Wednesday, January 19, 2011

Is our college students learning?

I have only just started Academically Adrift, the new book about the lack of learning at colleges that is getting a lot—though not enough—attention. I will have more to say when I am done, but I did not want to delay in encouraging you to look at the book and its findings. You can at least start by reading coverage by the Chronicle of Higher Ed and Inside Higher Ed.

In their extensive research, Richard Arum and Josipa Roksa found that 45 percent of college students at 24 schools did not learn enough to improve on the Collegiate Learning Assessment, a test of writing and analytical skills, over their first two years. Over four years, 36 percent did not show significant improvement. The authors did not seek to measure subject-matter knowledge.
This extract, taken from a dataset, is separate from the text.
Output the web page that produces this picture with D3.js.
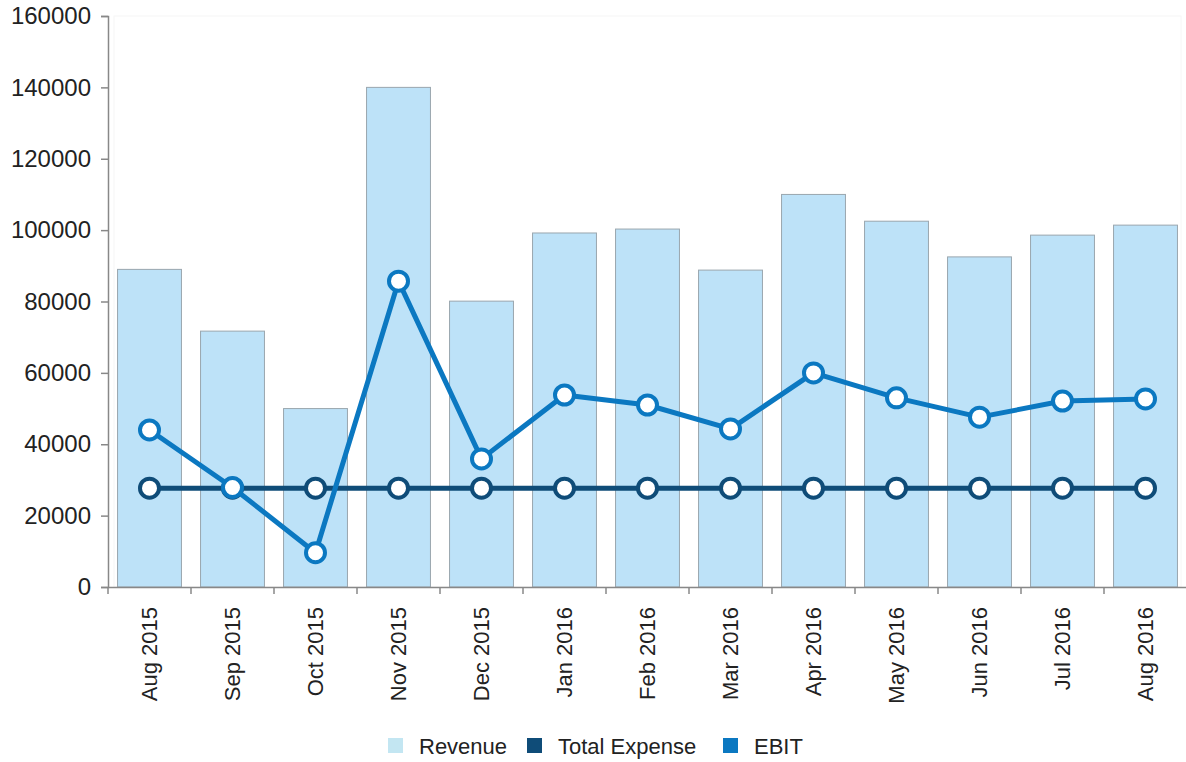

Experiences were variable across and within institutions, with the general rule that the rich got richer (e.g. achievement gaps persisted, students at selective institutions learned more). Students didn’t do what many of us would consider much reading, writing or studying, especially in education and business majors, whose students improved the least on the CLA. Students who studied with friends improved less than those who studied alone.
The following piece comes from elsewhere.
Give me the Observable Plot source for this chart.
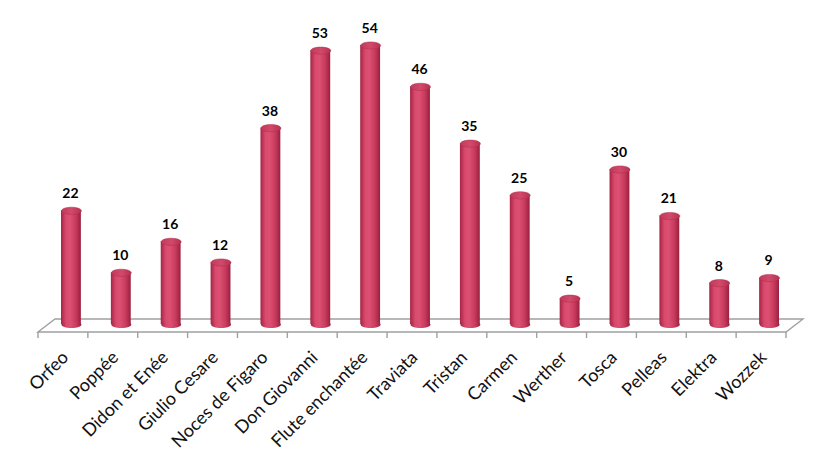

Why are students in college: to learn, to socialize, to meet a social norm, to receive a credential? Do they do just what is expected of them, or less, or more? Is there any incentive for their instructors to give meaningful grades or to raise expectations—for example, assigning the kind of intensive reading and writing that the Arum and Roksa study links to greater CLA progress—or even make sure students meet the ones that exist?

Why are education majors falling short in these measures, and what does that mean for the teaching profession?
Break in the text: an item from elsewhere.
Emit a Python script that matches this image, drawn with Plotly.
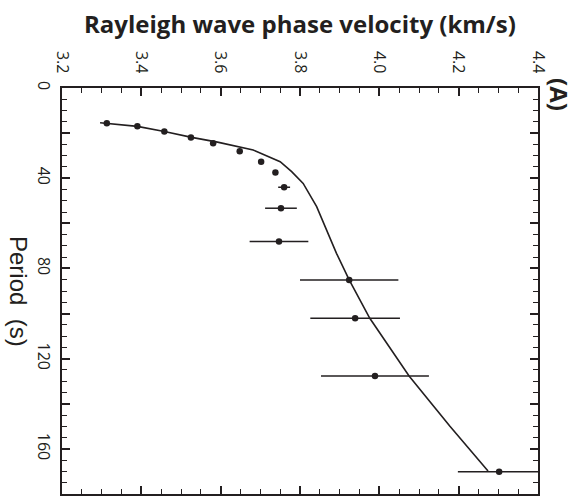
import plotly.graph_objects as go

# Observed phase velocities (km/s) vs period (s)
period_obs = [15.6, 17.0, 19.3, 21.9, 24.5, 28.0, 32.7, 37.5, 44.0, 53.3, 68.1, 85.1, 102.1, 127.7, 170.1]
vel_obs = [3.313, 3.390, 3.458, 3.525, 3.581, 3.648, 3.702, 3.738, 3.760, 3.752, 3.747, 3.924, 3.939, 3.989, 4.302]
vel_err = [0, 0, 0, 0, 0, 0, 0, 0.004, 0.015, 0.040, 0.074, 0.124, 0.113, 0.136, 0.104]

# Model dispersion curve
period_model = [15.4, 17.0, 19.3, 21.9, 24.0, 27.5, 32.7, 37.1, 42.3, 52.6, 73.3, 85.1, 102.1, 127.7, 150.0, 169.8]
vel_model = [3.296, 3.390, 3.458, 3.527, 3.592, 3.682, 3.750, 3.779, 3.808, 3.842, 3.892, 3.924, 3.976, 4.075, 4.178, 4.274]

x_ticks = [3.2, 3.4, 3.6, 3.8, 4.0, 4.2, 4.4]
x_ticktext = ["3.2", "3.4", "3.6", "3.8", "4.0", "4.2", "4.4"]
y_ticks = [0, 20, 40, 60, 80, 100, 120, 140, 160, 180]
y_ticktext = ["0", "", "40", "", "80", "", "120", "", "160", ""]

INK = "#231f20"
FONT = "Open Sans"
X_RANGE = [3.2, 4.4]
Y_RANGE = [180, 0]

fig = go.Figure()
fig.add_trace(go.Scatter(
    x=vel_model, y=period_model, mode="lines",
    line=dict(color=INK, width=1.6), showlegend=False, hoverinfo="skip"))
fig.add_trace(go.Scatter(
    x=vel_obs, y=period_obs, mode="markers",
    marker=dict(color=INK, size=6.5),
    error_x=dict(type="data", array=vel_err, color=INK, thickness=1.5, width=0),
    showlegend=False))
# invisible trace for the mirrored (bottom/right) tick axes
fig.add_trace(go.Scatter(x=[None], y=[None], xaxis="x2", yaxis="y2",
                         showlegend=False, hoverinfo="skip"))

tick_common = dict(ticks="inside", ticklen=8, tickwidth=1.5, tickcolor=INK,
                   showline=True, linecolor=INK, linewidth=2,
                   showgrid=False, zeroline=False)

fig.update_layout(
    width=586, height=496,
    margin=dict(l=62, r=48, t=88, b=2),
    plot_bgcolor="white", paper_bgcolor="white",
    font=dict(family=FONT, color=INK),
    xaxis=dict(
        range=X_RANGE, side="top",
        tickvals=x_ticks, ticktext=x_ticktext, tickangle=90,
        tickfont=dict(size=16, family=FONT, color=INK), ticklabelstandoff=7,
        minor=dict(dtick=0.05, ticks="inside", ticklen=5, tickwidth=1.2, tickcolor=INK),
        **tick_common,
    ),
    xaxis2=dict(
        range=X_RANGE, side="bottom", overlaying="x", anchor="y2",
        tickvals=x_ticks, showticklabels=False,
        minor=dict(dtick=0.05, ticks="inside", ticklen=5, tickwidth=1.2, tickcolor=INK),
        **tick_common,
    ),
    yaxis=dict(
        range=Y_RANGE,
        tickvals=y_ticks, ticktext=y_ticktext, tickangle=90,
        tickfont=dict(size=16, family=FONT, color=INK), ticklabelstandoff=3,
        minor=dict(dtick=5, ticks="inside", ticklen=5, tickwidth=1.2, tickcolor=INK),
        **tick_common,
    ),
    yaxis2=dict(
        range=Y_RANGE, side="right", overlaying="y", anchor="x2",
        tickvals=y_ticks, showticklabels=False,
        minor=dict(dtick=5, ticks="inside", ticklen=5, tickwidth=1.2, tickcolor=INK),
        **tick_common,
    ),
    annotations=[
        dict(text="<b>Rayleigh wave phase velocity (km/s)</b>", xref="paper", yref="paper",
             x=0.5, y=1, yshift=65, xanchor="center", yanchor="middle",
             showarrow=False, font=dict(size=24, family=FONT, color=INK)),
        dict(text="Period  (s)", xref="paper", yref="paper",
             x=0, y=0.5, xshift=-43, xanchor="center", yanchor="middle", textangle=90,
             showarrow=False, font=dict(size=24, family="Liberation Sans", color=INK)),
        dict(text="<b>(A)</b>", xref="paper", yref="paper",
             x=1, y=1, xshift=22, yshift=-6, xanchor="center", yanchor="middle", textangle=90,
             showarrow=False, font=dict(size=24, family=FONT, color=INK)),
    ],
)

fig.write_html("out.html")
On a related note, I will be on a panel with Roksa and others next week, talking about coverage of learning on campus, at the American Association of Colleges and Universities meeting in San Francisco, 8:45 a.m. on Friday, January 28. Come join us.

On another related note, can we retire the the mortarboards-flying-through-the-blue-sky book cover already?

3 comments:

  1. I hope you do not mind but your title has a grammatical error in it which I strongly wish to correct. It should read "Are Our College Students Learning?"

    ReplyDelete
  2. You aint gots no problems with you's headline, Linda!